Это, впрочем, шутка. Не верю я в подобного «среднестатистического», образ которого усердно рисуют наши СМИ. Не верят, конечно, и авторы фильма – иначе не хватило бы у них запала на создание своей страстной эпопеи: для кого стараться? Такой народец – мечта правителя-идиота. Не удалось Алексею и последующим земным царям добиться благочестивой покорности подданных (ни постом, ни молитвою, ни плетью, ни костром) – так пусть лучше будет, мол, эта безобразная жижа, не люди – грязь, которую легко соскоблить с лица земли. Может быть, вопрос о качестве народа, о моделях его поведения, прямо зависящих от уровня гражданского самосознания и личной ответственности каждого, и составляет суть обращения создателей «Раскола» к далёкому и такому близкому прошлому.

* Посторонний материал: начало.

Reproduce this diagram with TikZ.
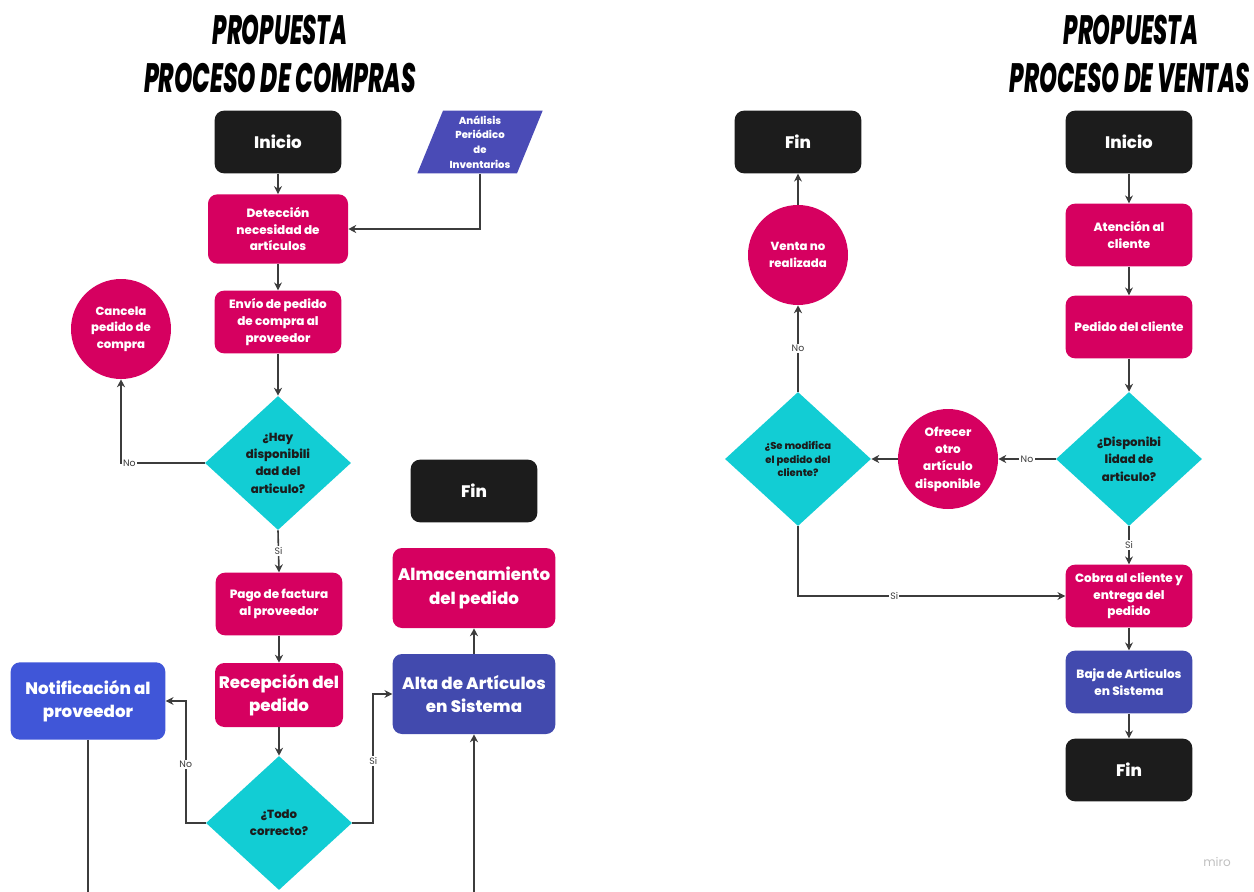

Ведь природа тогдашнего конфликта отнюдь не в церковных разногласиях. И урок его не в том. Конечно, для православных людей той поры эти разногласия не были пустяками, но много ли осталось в большинстве из нас от религиозного рвения трёхсот-четырёхсотлетней давности? Долгие годы, будучи вполне зрелым, я всё не мог уразуметь, как можно идти на смерть за два перста, за малозначащее слово и единую букву молитвы. Виделась мне в этом ущербность нашего политического сознания, фантастическая способность русских стоять насмерть в мелочах и легко покоряться в крупном, то и дело меняя «убеждения» в угоду власти. В моём скептицизме сказывался, конечно, тоже позднейший (в ту пору советский) опыт. Но не таковы были характеры и нравы времён раскола. Его главный урок – как раз в незыблемости убеждений, в несгибаемости воли, в массовом распространении сопротивляющейся личности (той самой, в которой до сих пор отказывают русскому народу «западники»). Именно тогда явления эти приняли всенародный размах, так или иначе затронув каждого. Выстоишь ты за правду или предашься лжи? Тут не столь важно, о какой правде речь (и была ли вообще таковая). Дело в выработке характера – убеждённого, неуступчивого, неистового. Только такая фанатичная сила могла положить пределы бесчинствам при молодом и сладкоречивом «истовом» государе и отстоять в бесчеловечном мире достоинство человека. На протяжении веков благодаря этой силе (вспомним некрасовского «Власа») «Вырастают храмы Божии // По лицу земли родной…». Сохранилась она и в наши дни. И сейчас, вглядываясь в русские лица, я вдруг узнаю аввакумовскую породу. Бывает, по знакомому очертанию скул, твёрдо сомкнутым губам и особому разрезу скромно опущенных глаз даже угадываю происхождение: да, когда-то были в роду этого человека «ревнители древлего благочестия»… Молодые, как правило, не ведают, за что стояли насмерть их прапрадеды. (Может, теперь проникнутся?..) Но в них течёт та же кровь, и если придётся – они столь же неистово встанут за свою правду. И любой властитель на Руси, кто б он ни был, будет обречён следом за царём Алексеем (прознавшим о массовых самосожжениях не желающих покоряться новым порядкам людей) с изумлением и гневом стенать: «Да что за народ такой!»